The benefits of nurturing well-rounded NOC specialists:
- End-to-end service delivery across several products that result in higher customer satisfaction levels.
- Level 1 personnel can cover NOC/SOC tasks and processes to improve issue resolution time and minimize unplanned downtime.
- Hands-on support with wider digital transformation initiatives such as network slicing or private network setup in conjunction with other units.
- Overall higher workforce efficiency as multiple people are available to handle cross-service issues, reducing the number of escalation requests and processing delays.

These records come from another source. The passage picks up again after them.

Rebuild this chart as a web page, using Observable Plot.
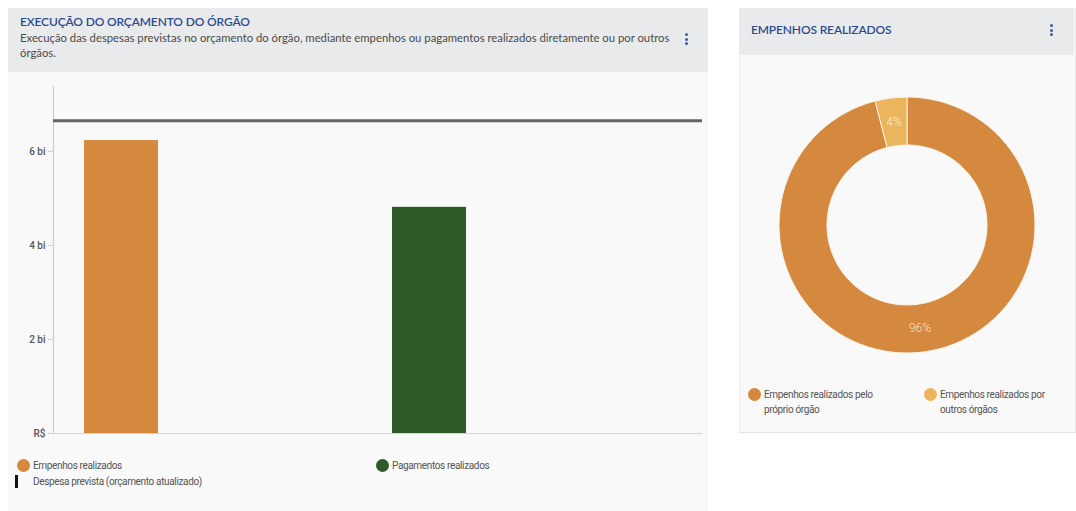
<!DOCTYPE html>
<html>
<head>
<meta charset="utf-8">
<script src="https://cdn.jsdelivr.net/npm/d3@7"></script>
<script src="https://cdn.jsdelivr.net/npm/@observablehq/plot@0.6"></script>
<style>
  html, body { margin:0; padding:0; background:#ffffff; width:1076px; height:511px; overflow:hidden; font-family: Lato, "Open Sans", sans-serif; }
  .card { position:absolute; background:#f9f9f9; }
  .head { position:absolute; background:#e9eaec; }
  .title { position:absolute; color:#2d4b8c; font-size:12px; font-weight:600; letter-spacing:-0.15px; white-space:nowrap; }
  .sub { position:absolute; color:#4a4a4a; font-size:11.3px; line-height:15px; white-space:nowrap; }
  .kebab { position:absolute; width:3px; }
  .kebab i { display:block; width:3px; height:3px; border-radius:50%; background:#3a5a9e; margin-bottom:1.5px; }
  .leg { position:absolute; font-family: Roboto, sans-serif; font-size:10px; color:#555; letter-spacing:-0.35px; line-height:15px; white-space:nowrap; }
  .dot { position:absolute; width:13px; height:13px; border-radius:50%; }
  #bars, #donut { position:absolute; }
</style>
</head>
<body>
<div class="card" style="left:8px; top:8px; width:700px; height:503px;"></div>
<div class="head" style="left:8px; top:8px; width:700px; height:64px;"></div>
<div class="title" style="left:20px; top:14px;">EXECUÇÃO DO ORÇAMENTO DO ÓRGÃO</div>
<div class="sub" style="left:20px; top:30px;">Execução das despesas previstas no orçamento do órgão, mediante empenhos ou pagamentos realizados diretamente ou por outros<br>órgãos.</div>
<div class="kebab" style="left:685px; top:33px;"><i></i><i></i><i></i></div>

<div class="card" style="left:739px; top:8px; width:335px; height:424px; border-bottom:1px solid #e2e2e2; border-left:1px solid #ececec; border-right:1px solid #ececec;"></div>
<div class="head" style="left:739px; top:8px; width:335px; height:47px;"></div>
<div class="title" style="left:751px; top:22px;">EMPENHOS REALIZADOS</div>
<div class="kebab" style="left:1050px; top:24px;"><i></i><i></i><i></i></div>

<div id="bars" style="left:8px; top:72px;"></div>
<div id="donut" style="left:740px; top:55px;"></div>

<div id="legLeft"></div>
<div id="legRight"></div>

<script>
// ---- Data ----
const categories = ["Empenhos realizados", "Pagamentos realizados"];
const values = [6.23e9, 4.81e9];
const budgetLabel = "Despesa prevista (orçamento atualizado)";
const budget = 6.65e9;
const barColors = ["#d4893f", "#2e5a27"];
const yTicks = [0, 2e9, 4e9, 6e9];
const yTickLabels = ["R$", "2 bi", "4 bi", "6 bi"];
const yMax = 7.38e9;

const donutLabels = ["Empenhos realizados pelo próprio órgão", "Empenhos realizados por outros órgãos"];
const donutLegendLines = [["Empenhos realizados pelo", "próprio órgão"], ["Empenhos realizados por", "outros órgãos"]];
const donutShares = [96, 4];
const donutColors = ["#d4893f", "#ebb55e"];

// ---- Bar chart ----
const barData = categories.map((c, i) => ({name: c, value: values[i]}));
const bars = Plot.plot({
  width: 700, height: 380,
  marginLeft: 45, marginRight: 6, marginTop: 14, marginBottom: 19,
  style: {background: "transparent", fontFamily: "Roboto, sans-serif"},
  x: {type: "band", domain: categories, range: [45, 489], paddingInner: 0.76, paddingOuter: 0.1, axis: null},
  y: {domain: [0, yMax], axis: null, label: null},
  color: {domain: categories, range: barColors},
  marks: [
    (index, scales, values, dims) => {
      const x = dims.marginLeft + 0.5;
      return d3.create("svg:line")
        .attr("x1", x).attr("x2", x)
        .attr("y1", scales.y(0)).attr("y2", scales.y(yMax))
        .attr("stroke", "#cfcfcf").attr("stroke-width", 1.2).node();
    },
    Plot.axisY({ticks: yTicks, tickSize: 5, tickPadding: 3, stroke: "#cfcfcf", label: null,
      tickFormat: d => yTickLabels[yTicks.indexOf(d)], fontSize: 10, fill: "#555", fontWeight: 500}),
    Plot.barY(barData, {x: "name", y: "value", fill: "name"}),
    Plot.ruleY([0], {stroke: "#d4d4d4", strokeWidth: 1.2}),
    Plot.ruleY([budget], {stroke: "#666666", strokeWidth: 3})
  ]
});
document.getElementById("bars").appendChild(bars);

// ---- Donut ----
const donutData = donutLabels.map((l, i) => ({label: l, value: donutShares[i]}));
const donutColor = Plot.scale({color: {type: "ordinal", domain: donutLabels, range: donutColors}});
const donut = Plot.plot({
  width: 334, height: 310, margin: 0,
  style: {background: "transparent"},
  marks: [
    () => {
      const g = d3.create("svg:g").attr("transform", "translate(167,170)");
      const pie = d3.pie().sort(null).value(d => d.value)(donutData);
      const arc = d3.arc().innerRadius(80).outerRadius(128);
      const labelArc = d3.arc().innerRadius(104).outerRadius(104);
      g.selectAll("path").data(pie).join("path")
        .attr("d", arc)
        .attr("fill", d => donutColor.apply(d.data.label))
        .attr("stroke", "#fbf3e8").attr("stroke-width", 1);
      g.selectAll("text").data(pie).join("text")
        .attr("transform", d => `translate(${labelArc.centroid(d)})`)
        .attr("text-anchor", "middle").attr("dy", "0.35em")
        .attr("fill", "#fff").attr("fill-opacity", 0.8)
        .attr("font-family", "Roboto, sans-serif").attr("font-size", 12).attr("font-weight", 300)
        .text(d => d.data.value + "%");
      return g.node();
    }
  ]
});
document.getElementById("donut").appendChild(donut);

// ---- Legends ----
const legLeft = document.getElementById("legLeft");
const leftPos = [[17, 459, 33, 459], [376, 459, 392, 459]];
categories.forEach((c, i) => {
  const [dx, dy, tx, ty] = leftPos[i];
  legLeft.insertAdjacentHTML("beforeend",
    `<div class="dot" style="left:${dx}px; top:${dy}px; background:${barColors[i]}"></div>` +
    `<div class="leg" style="left:${tx}px; top:${ty - 1}px">${c}</div>`);
});
legLeft.insertAdjacentHTML("beforeend",
  `<div style="position:absolute; left:15px; top:475px; width:3px; height:13px; background:#111"></div>` +
  `<div class="leg" style="left:33px; top:474px">${budgetLabel}</div>`);

const legRight = document.getElementById("legRight");
const rightPos = [[748, 388, 764], [924, 388, 940]];
donutLegendLines.forEach((lines, i) => {
  const [dx, dy, tx] = rightPos[i];
  legRight.insertAdjacentHTML("beforeend",
    `<div class="dot" style="left:${dx}px; top:${dy}px; background:${donutColors[i]}"></div>` +
    `<div class="leg" style="left:${tx}px; top:${dy - 1}px">${lines[0]}<br>${lines[1]}</div>`);
});
</script>
</body>
</html>
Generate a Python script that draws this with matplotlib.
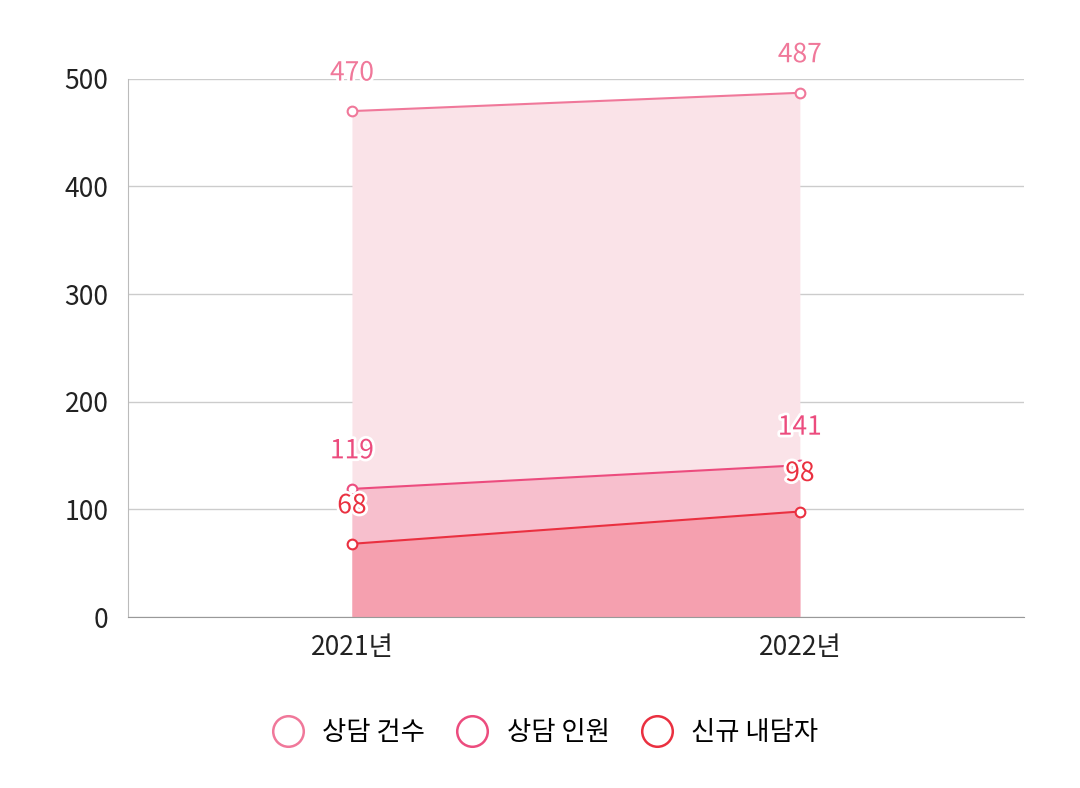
import matplotlib
matplotlib.use('Agg')
import matplotlib.pyplot as plt
import matplotlib.patheffects as pe
from matplotlib.lines import Line2D

plt.rcParams['font.family'] = ['Noto Sans CJK KR', 'DejaVu Sans']

years = ['2021년', '2022년']
names = ['상담 건수', '상담 인원', '신규 내담자']
cases = [470, 487]
people = [119, 141]
newcomers = [68, 98]
series = [cases, people, newcomers]
line_colors = ['#F0789A', '#EC4C7E', '#EA3040']
fill_colors = ['#FAE3E8', '#F7BFCD', '#F5A0AF']

fig = plt.figure(figsize=(10.8, 7.88), dpi=100)
ax = fig.add_axes([0.1185, 0.217, 0.8295, 0.683])
x = [0, 1]
for vals, lc, fc in zip(series, line_colors, fill_colors):
    ax.fill_between(x, 0, vals, color=fc, lw=0, zorder=1)
for vals, lc, name in zip(series, line_colors, names):
    ax.plot(x, vals, color=lc, lw=1.5, marker='o', ms=7, mfc='white', mec=lc, mew=1.5, zorder=3)
    for xi, v in zip(x, vals):
        ax.annotate(str(v), (xi, v), xytext=(0, 22), textcoords='offset points', ha='center',
                    color=lc, fontsize=19, zorder=4,
                    path_effects=[pe.withStroke(linewidth=4, foreground='white')])

ax.set_xlim(-0.5, 1.5)
ax.set_ylim(0, 500)
ax.set_xticks(x)
ax.set_xticklabels(years)
ax.set_yticks([0, 100, 200, 300, 400, 500])
ax.tick_params(labelsize=19, length=0, colors='#222222', pad=12)
ax.tick_params(axis='y', pad=14)
ax.grid(axis='y', color='#cccccc', lw=1)
ax.set_axisbelow(True)
for s in ['top', 'right']:
    ax.spines[s].set_visible(False)
ax.spines['left'].set_color('#bbbbbb')
ax.spines['bottom'].set_color('#999999')

handles = [Line2D([], [], ls='none', marker='o', ms=22, mfc='white', mec=c, mew=1.8) for c in line_colors]
fig.legend(handles, names, loc='center', bbox_to_anchor=(0.5, 0.07), ncol=3, frameon=False,
           fontsize=19, handletextpad=0.3, columnspacing=0.8)

fig.savefig('out.png')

Given the current tech talent crunch, hiring experienced NOC experts may be challenging. A recent survey by IDC predicts that by 2026, over 90% of organizations will feel significant impacts from the IT skills shortage, potentially resulting in losses of approximately $5.5 trillion due to project delays, quality issues, and lost revenue opportunities.
Two paths exist to solving this issue:
- Internal team transformations – upskilling current NOC staff and cultivating a knowledge-focused team that collaborates closely with other units and adopts best practices.
- External NOC consultancy to help your organization improve the overall NOC maturity, as well as specific NOC monitoring services through process improvements and new technology adoption. Organizations can choose between an “advisory” scenario, providing a roadmap for necessary improvements, or an “as a service” model offering demand-based NOC services.
Ultimately, your goal should be to gain a holistic view of your NOC landscape and its secondary role within other functions (service management, security, service portfolio expansion) to ensure comprehensive client service.
To Conclude
Rising data proliferation and bandwidth consumption have made network modernization a top priority for telecoms, requiring NOC to quickly adapt. To stay competitive, telecoms must redefine NOC role around strategic tasks like faster service provisioning, improved customer care, and technology innovation for revenue growth.